◆ **Problem to solve**:
From the records below, please print only the lines from the one containing "Output the Python" through the one containing "wedgeprops=dict(edgecolor='black', linewidth=1.9))", both included. Skip the pictures.
■ ■ ■ ■ ■ ■ ■
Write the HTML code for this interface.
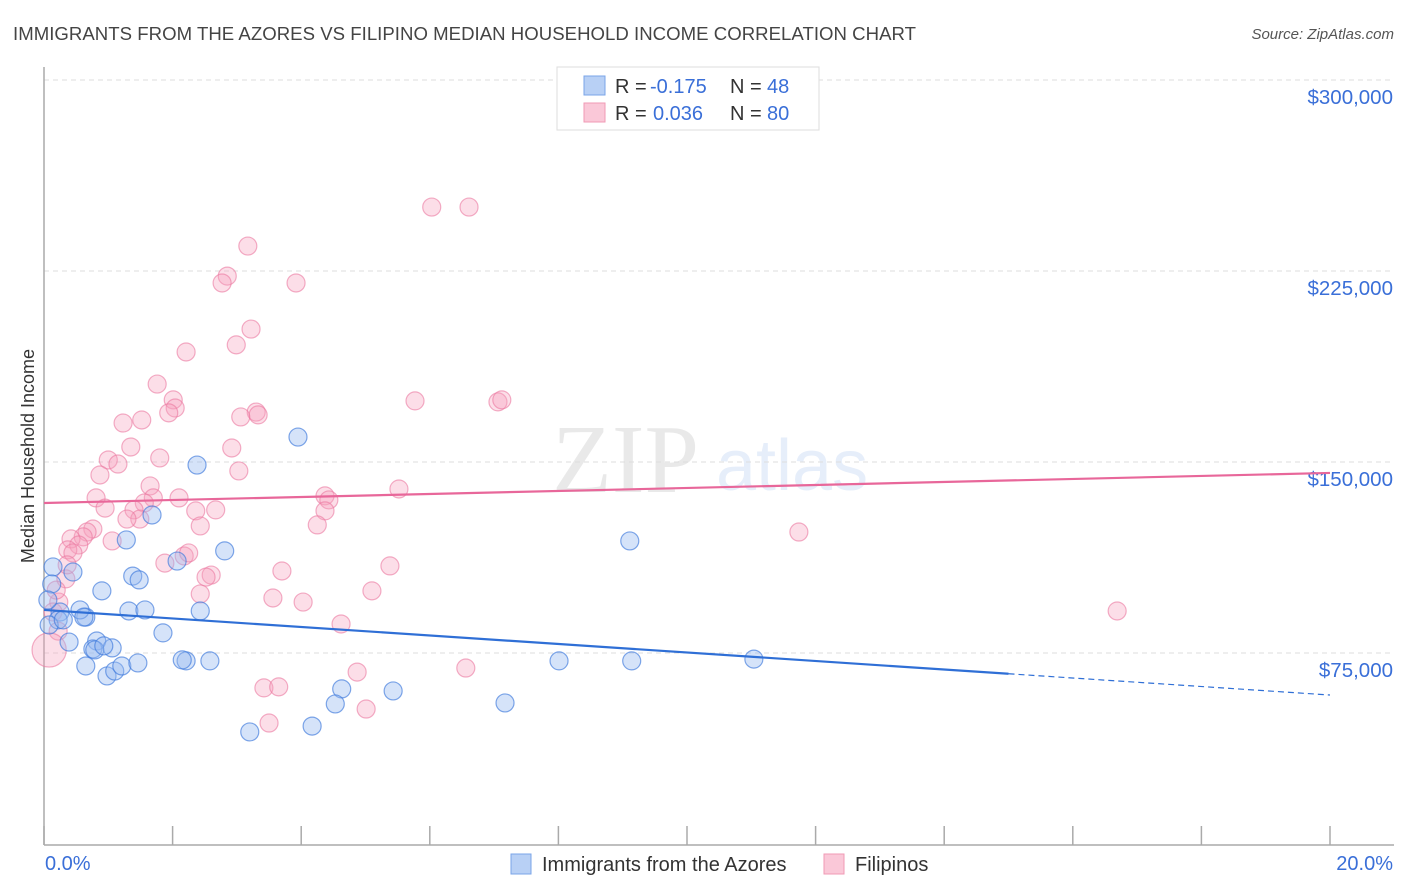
<!DOCTYPE html>
<html><head><meta charset="utf-8"><style>
body{margin:0;background:#fff;font-family:"Liberation Sans",sans-serif;}
svg{display:block}
</style></head><body>
<svg id="chart" width="1406" height="892" xmlns="http://www.w3.org/2000/svg">
<text x="13" y="40" font-size="18.6" fill="#444" textLength="903">IMMIGRANTS FROM THE AZORES VS FILIPINO MEDIAN HOUSEHOLD INCOME CORRELATION CHART</text>
<text x="1394" y="39" font-size="15" fill="#555" font-style="italic" text-anchor="end">Source: ZipAtlas.com</text>
<g opacity="0.18">
<text x="552" y="492" font-family="Liberation Serif,serif" font-size="98" fill="#888">ZIP</text>
<text x="716" y="490" font-size="72" fill="#7aa4e8">atlas</text>
</g>
<g id="grid"></g>
<line x1="44" y1="67" x2="44" y2="845" stroke="#aaa" stroke-width="1.5"/>
<line x1="44" y1="845" x2="1394" y2="845" stroke="#aaa" stroke-width="1.5"/>
<g id="xticks"></g>
<text x="34" y="456" font-size="18" fill="#333" text-anchor="middle" transform="rotate(-90 34 456)">Median Household Income</text>
<g id="pts"></g>
<g id="trends"></g>
<g>
<rect x="557" y="67" width="262" height="63" fill="#fff" stroke="#ddd"/>
<rect x="584" y="76" width="21" height="19" fill="#b8d0f5" stroke="#7aa4e8"/>
<rect x="584" y="103" width="21" height="19" fill="#fac8d8" stroke="#f09ab5"/>
<text x="615" y="93" font-size="20" fill="#333">R = <tspan x="650" fill="#3a6fd8">-0.175</tspan><tspan x="730">N = </tspan><tspan x="767" fill="#3a6fd8">48</tspan></text>
<text x="615" y="120" font-size="20" fill="#333">R = <tspan x="653" fill="#3a6fd8">0.036</tspan><tspan x="730">N = </tspan><tspan x="767" fill="#3a6fd8">80</tspan></text>
</g>
<text x="45" y="870" font-size="20" fill="#3a6fd8">0.0%</text>
<text x="1393" y="870" font-size="20" fill="#3a6fd8" text-anchor="end">20.0%</text>
<g>
<rect x="511" y="854" width="20" height="20" fill="#b8d0f5" stroke="#7aa4e8"/>
<text x="542" y="871" font-size="20" fill="#333">Immigrants from the Azores</text>
<rect x="824" y="854" width="20" height="20" fill="#fac8d8" stroke="#f09ab5"/>
<text x="855" y="871" font-size="20" fill="#333">Filipinos</text>
</g>
</svg>
<script>
const yTicks=[75000,150000,225000,300000];
const yTickLabels=["$75,000","$150,000","$225,000","$300,000"];
const xTicks=[0,2,4,6,8,10,12,14,16,18,20];
const blueX=[.14,.12,.45,.65,.56,.25,.22,.39,.90,1.28,1.68,1.38,1.48,1.32,1.57,1.85,2.07,2.38,2.81,2.43,2.21,2.15,2.58,3.95,.62,.82,.76,1.06,.79,.93,.65,.98,1.10,1.21,1.46,3.20,4.17,4.63,4.53,5.43,7.17,8.01,9.11,9.14,11.04,.08,.06,.30];
const blueY=[108800,102100,106800,89100,91900,91100,88000,79300,99400,119400,129200,105200,103700,91500,91900,82900,111100,148800,115100,91500,71900,72300,71900,159800,89100,79700,76600,77000,76200,77800,69900,66000,67900,69900,71100,44000,46300,60900,55000,60100,55400,71900,119000,71900,72600,86000,95800,88000];
const pinkX=[6.03,6.61,3.17,2.85,2.77,3.92,3.22,2.99,2.21,1.76,2.01,2.04,1.94,3.30,3.33,3.06,1.52,1.23,1.35,2.92,1.80,1.00,1.15,.87,3.03,1.65,.81,1.70,2.10,1.56,4.37,4.43,5.52,5.77,7.06,7.12,.95,1.40,1.49,1.29,2.36,2.67,4.37,.76,.67,.61,.42,.54,.37,.45,1.06,1.88,2.18,2.25,2.43,4.25,11.74,3.70,5.38,2.60,2.52,2.43,3.56,4.03,5.10,.34,.36,.23,.14,.22,4.62,4.87,5.01,6.56,3.42,3.65,3.50,16.69,.19,.08];
const pinkY=[250100,250100,234800,223000,220300,220300,202200,196000,193200,180600,174400,171200,169300,169600,168500,167700,166500,165300,155900,155500,151600,150800,149200,144900,146500,140600,135900,135900,135900,133900,136700,135100,139400,174000,173600,174400,131900,131200,127600,127600,130800,131200,130800,123700,122500,120600,119800,117400,115500,114300,119000,110300,113100,114300,124900,125300,122500,107200,109200,105600,104800,98200,96600,95000,99400,104100,109600,95000,91100,83600,86400,67500,53000,69100,61300,61700,47500,91500,99700,76200];
const pinkSize=pinkX.map((_,i)=>i===pinkX.length-1?1.9:1);
const blueTrend=[91900,58500];
const pinkTrend=[133900,145700];
const blueSolidEnd=15.0;
const NS="http://www.w3.org/2000/svg";
const X=p=>44+p/20*1286;
const Y=v=>844-v*191/75000;
function mk(t,a,parent){const e=document.createElementNS(NS,t);for(const k in a)e.setAttribute(k,a[k]);parent.appendChild(e);return e;}
const grid=document.getElementById('grid');
yTicks.forEach((v,i)=>{
 const l=mk('line',{x1:44,x2:1394,y1:Y(v),y2:Y(v),stroke:'#ddd','stroke-dasharray':'5,4'},grid);
 
 
 const t=mk('text',{x:1393,y:Y(v)+24,'font-size':20.5,fill:'#3a6fd8','text-anchor':'end'},grid);
 t.textContent=yTickLabels[i];
 
 
});
const xt=document.getElementById('xticks');
xTicks.forEach(p=>{
 const l=mk('line',{x1:X(p),x2:X(p),y1:826,y2:845,stroke:'#aaa','stroke-width':1.5},xt);
 
 
});
const pts=document.getElementById('pts');
pinkX.forEach((x,i)=>{
 const c=mk('circle',{cx:X(x),cy:Y(pinkY[i]),r:9*pinkSize[i],fill:'rgba(245,160,190,0.35)',stroke:'rgba(235,120,160,0.6)','stroke-width':1.2},pts);
 
 
});
blueX.forEach((x,i)=>{
 const c=mk('circle',{cx:X(x),cy:Y(blueY[i]),r:9,fill:'rgba(150,185,240,0.4)',stroke:'rgba(60,120,220,0.65)','stroke-width':1.2},pts);
 
 
});
const tr=document.getElementById('trends');
const bAt=p=>blueTrend[0]+(blueTrend[1]-blueTrend[0])*p/20;
let l=mk('line',{x1:X(0),y1:Y(pinkTrend[0]),x2:X(20),y2:Y(pinkTrend[1]),stroke:'#e8679a','stroke-width':2.2},tr);


l=mk('line',{x1:X(0),y1:Y(bAt(0)),x2:X(blueSolidEnd),y2:Y(bAt(blueSolidEnd)),stroke:'#2f6fd6','stroke-width':2.2},tr);


l=mk('line',{x1:X(blueSolidEnd),y1:Y(bAt(blueSolidEnd)),x2:X(20),y2:Y(bAt(20)),stroke:'#2f6fd6','stroke-width':1.2,'stroke-dasharray':'6,4'},tr);


</script>
</body></html>
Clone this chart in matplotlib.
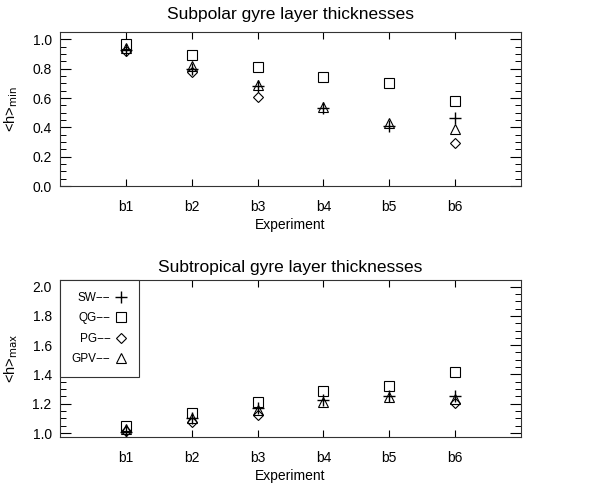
import numpy as np
import matplotlib
matplotlib.use("Agg")
import matplotlib.pyplot as plt
from matplotlib.lines import Line2D
from matplotlib.ticker import MultipleLocator, FormatStrFormatter

plt.rcParams["font.family"] = ["Liberation Sans", "DejaVu Sans"]

# experiments b1..b6
experiments = ["b1", "b2", "b3", "b4", "b5", "b6"]
xpos = np.arange(1, 7)

# subpolar gyre <h>_min
sp_sw = [0.93, 0.80, 0.68, 0.53, 0.41, 0.465]
sp_qg = [0.97, 0.89, 0.81, 0.74, 0.70, 0.58]
sp_pg = [0.92, 0.78, 0.61, np.nan, np.nan, 0.29]
sp_gpv = [0.94, 0.82, 0.69, 0.54, 0.43, 0.39]

# subtropical gyre <h>_max
st_sw = [1.01, 1.10, 1.17, 1.225, 1.25, 1.255]
st_qg = [1.05, 1.135, 1.21, 1.29, 1.32, 1.42]
st_pg = [1.015, 1.075, 1.125, np.nan, np.nan, 1.205]
st_gpv = [1.03, 1.10, 1.155, 1.21, 1.245, 1.235]

series_names = ["SW\u2212\u2212", "QG\u2212\u2212", "PG\u2212\u2212", "GPV\u2212\u2212"]
markers = [dict(marker="+", ms=9, mew=1.0),
           dict(marker="s", ms=7.5, mew=0.8, mfc="none"),
           dict(marker="D", ms=5.5, mew=0.8, mfc="none"),
           dict(marker="^", ms=7.5, mew=0.8, mfc="none")]

fig = plt.figure(figsize=(6.11, 4.87), dpi=100)
W, H = 611, 487
ax1 = fig.add_axes([60 / W, 1 - 186 / H, 461 / W, 154 / H])
ax2 = fig.add_axes([60 / W, 1 - 437 / H, 461 / W, 157 / H])


def style(ax, ylim, ylabel, title, title_pad):
    ax.set_xlim(0, 7)
    ax.set_ylim(*ylim)
    ax.set_xticks(xpos)
    ax.set_xticklabels(experiments)
    ax.yaxis.set_major_locator(MultipleLocator(0.2))
    ax.yaxis.set_minor_locator(MultipleLocator(0.05))
    ax.yaxis.set_major_formatter(FormatStrFormatter("%.1f"))
    ax.tick_params(axis="x", which="both", direction="in", top=True,
                   length=5, width=0.8, pad=10, labelsize=10)
    ax.tick_params(axis="y", which="major", direction="in", right=True,
                   length=8, width=0.8, pad=6, labelsize=10)
    ax.tick_params(axis="y", which="minor", direction="in", right=True,
                   length=4, width=0.7)
    for s in ax.spines.values():
        s.set_linewidth(0.8)
        s.set_color("#333333")
    ax.set_xlabel("Experiment", fontsize=10, labelpad=3)
    ax.set_ylabel(ylabel, fontsize=10.5, labelpad=9)
    ax.set_title(title, fontsize=12.5, pad=title_pad)


for vals, name, mk in zip([sp_sw, sp_qg, sp_pg, sp_gpv], series_names, markers):
    ax1.plot(xpos, vals, ls="none", color="black", mec="black", label=name, **mk)
style(ax1, (0.0, 1.05), r"<h>$_{\rm min}$", "Subpolar gyre layer thicknesses", 9)

for vals, name, mk in zip([st_sw, st_qg, st_pg, st_gpv], series_names, markers):
    ax2.plot(xpos, vals, ls="none", color="black", mec="black", label=name, **mk)
style(ax2, (0.973, 2.045), r"<h>$_{\rm max}$", "Subtropical gyre layer thicknesses", 6)

handles = [Line2D([], [], ls="none", color="black", mec="black", **mk) for mk in markers]
leg = ax2.legend(handles, series_names, loc="upper left", bbox_to_anchor=(0, 1),
                 borderaxespad=0, markerfirst=False, fancybox=False,
                 framealpha=1, edgecolor="#333333", fontsize=8.5,
                 handlelength=1.0, handletextpad=0.4, labelspacing=0.72,
                 borderpad=1.0)
leg.get_frame().set_linewidth(0.8)

fig.savefig("out.png", dpi=100)
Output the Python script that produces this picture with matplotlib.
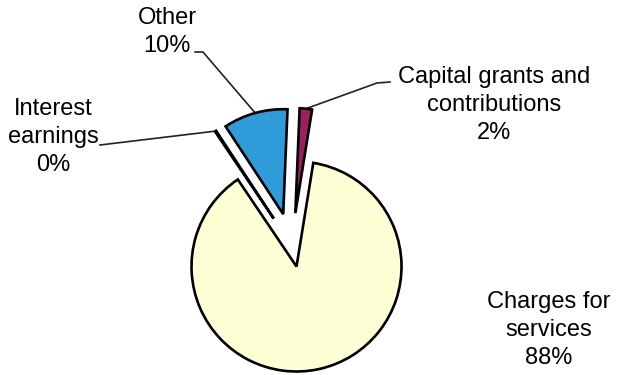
import numpy as np
import matplotlib.pyplot as plt

plt.rcParams['font.family'] = ['Liberation Sans', 'DejaVu Sans']

# revenue shares, percent
categories = ['Capital grants and\ncontributions', 'Other', 'Interest\nearnings',
              'Charges for\nservices']
shares = [1.9, 9.9, 0.2, 88.0]
colors = ['#9E1F5E', '#2F9BDB', '#FFFFFF', '#FFFFD6']

W, H = 621, 375
fig = plt.figure(figsize=(W / 100, H / 100), dpi=100)
ax = fig.add_axes([0, 0, 1, 1])

# work in pixel units, y counted from the top
def py(y):
    return H - y

R = 105
wedges, _ = ax.pie(shares, colors=colors, startangle=80.8, counterclock=True,
                   center=(292, py(246)), radius=R,
                   explode=[33, 33, 33, 21],
                   wedgeprops=dict(edgecolor='black', linewidth=1.9))

ax.set_xlim(0, W)
ax.set_ylim(0, H)
ax.set_aspect('equal')
ax.axis('off')


def arc_mid(w):
    t = np.deg2rad((w.theta1 + w.theta2) / 2)
    cx, cy = w.center
    return cx + w.r * np.cos(t), cy + w.r * np.sin(t)


labels = [f'{c}\n{s:.0f}%' for c, s in zip(categories, shares)]
text_pos = [(494, 105), (167, 32), (53, 137), (549, 330)]
for lab, (tx, ty) in zip(labels, text_pos):
    ax.text(tx, py(ty), lab, ha='center', va='center', multialignment='center',
            fontsize=17, linespacing=1.36, color='black')

# leader lines from the labels to the outer arc of each small slice
elbows = [[(390, 82), (377, 83)], [(195, 52), (203, 52)], [(100, 145)]]
for w, pts in zip(wedges[:3], elbows):
    xs = [p[0] for p in pts]
    ys = [py(p[1]) for p in pts]
    mx, my = arc_mid(w)
    ax.plot(xs + [mx], ys + [my], color='#222222', lw=1.2, zorder=0)

fig.savefig('out.png', dpi=100, facecolor='white')
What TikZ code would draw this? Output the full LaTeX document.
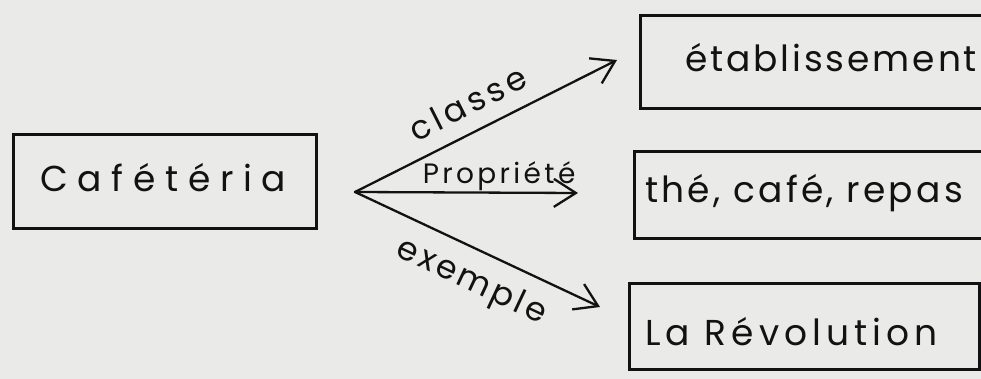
\documentclass[tikz,border=0pt]{standalone}
\usepackage{fontspec}
\newfontfamily\hand{Poppins}
\usetikzlibrary{arrows.meta}
\definecolor{paper}{RGB}{234,234,232}
\definecolor{ink}{RGB}{18,18,18}

% text in the hand-lettered look: size, extra letter spacing
\newcommand{\lettering}[2]{\hand\fontsize{#1}{#1}\selectfont\addfontfeature{LetterSpace=#2}}

\begin{document}
\begin{tikzpicture}[x=1pt, y=-1pt,
  box/.style={draw=ink, line width=2.6pt, inner sep=0pt, anchor=north west},
  word/.style={anchor=base west, inner sep=0pt, text=ink},
  link/.style={draw=ink, line width=2.3pt, line cap=round,
    -{Straight Barb[length=22pt, width=28pt, line width=2.3pt]}},
  tag/.style={text=ink, inner sep=0pt}]

\fill[paper] (0,0) rectangle (981,379);
\useasboundingbox (0,0) rectangle (981,379);

% boxes (the two upper ones on the right run on past the edge)
\node[box, minimum width=303pt, minimum height=94pt] (cafbox) at (12,133) {};
\node[box, minimum width=500pt, minimum height=93pt] (classbox) at (639,14) {};
\node[box, minimum width=500pt, minimum height=87pt] (propbox) at (633,150) {};
\node[box, minimum width=350pt, minimum height=86pt] (exbox) at (628,282) {};

% box texts
\node[word, font=\lettering{36}{27}] (caf) at (40,192) {Cafétéria};
\node[word, font=\lettering{36}{8}] (etab) at (685,72) {établissement};
\node[word, font=\lettering{36}{9}] (the) at (645,203) {thé, café, repas};
\node[word, font=\lettering{36}{14}] (rev) at (645,345) {La Révolution};

% the three relations leaving one point
\coordinate (o) at (355,192);
\coordinate (t1) at (617,60);
\coordinate (t2) at (578,193);
\coordinate (t3) at (600,307);

\draw[link] (o) -- (t1)
  node[tag, pos=0.48, sloped, above=15pt, font=\lettering{33}{13}] (lclasse) {classe};
\draw[link] (o) -- (t2)
  node[tag, pos=0.646, anchor=base, yshift=9pt, font=\lettering{28}{12}] (lprop) {Propriété};
\draw[link] (o) -- (t3)
  node[tag, pos=0.53, sloped, below=15pt, font=\lettering{33}{10}] (lex) {exemple};
\end{tikzpicture}
\end{document}
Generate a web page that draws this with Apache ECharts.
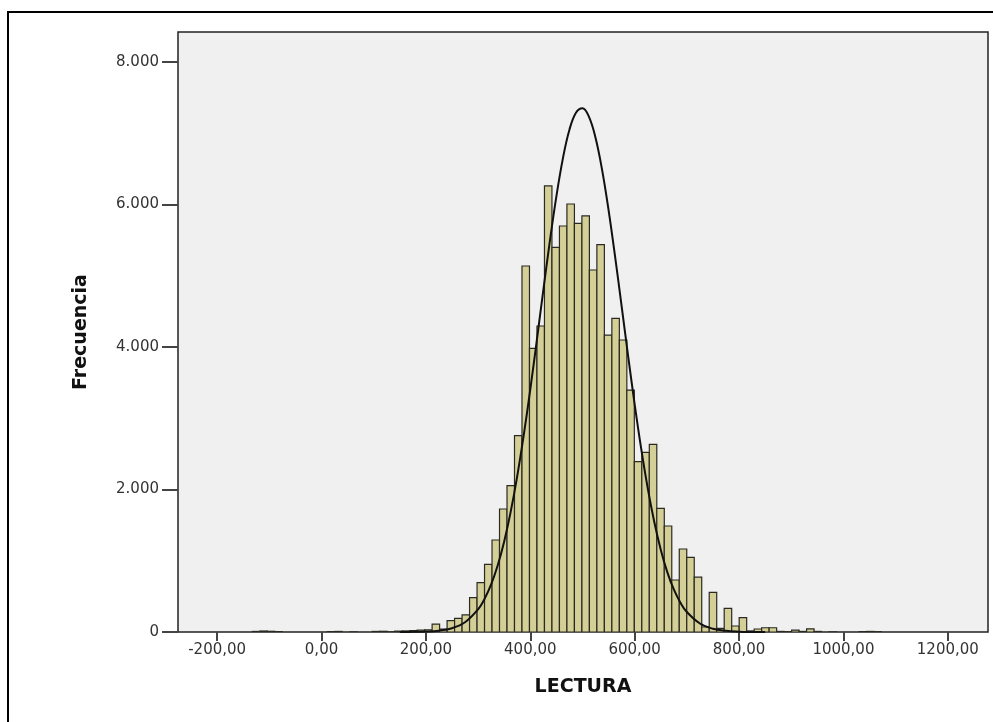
■ ■ ■ ■ ■ ■ ■
◆ **Final result**:
Output the Python script that produces this picture with matplotlib.
import numpy as np
import matplotlib.pyplot as plt

plt.rcParams['font.family'] = ['Liberation Sans', 'DejaVu Sans']

# revenue shares, percent
categories = ['Capital grants and\ncontributions', 'Other', 'Interest\nearnings',
              'Charges for\nservices']
shares = [1.9, 9.9, 0.2, 88.0]
colors = ['#9E1F5E', '#2F9BDB', '#FFFFFF', '#FFFFD6']

W, H = 621, 375
fig = plt.figure(figsize=(W / 100, H / 100), dpi=100)
ax = fig.add_axes([0, 0, 1, 1])

# work in pixel units, y counted from the top
def py(y):
    return H - y

R = 105
wedges, _ = ax.pie(shares, colors=colors, startangle=80.8, counterclock=True,
                   center=(292, py(246)), radius=R,
                   explode=[33, 33, 33, 21],
                   wedgeprops=dict(edgecolor='black', linewidth=1.9))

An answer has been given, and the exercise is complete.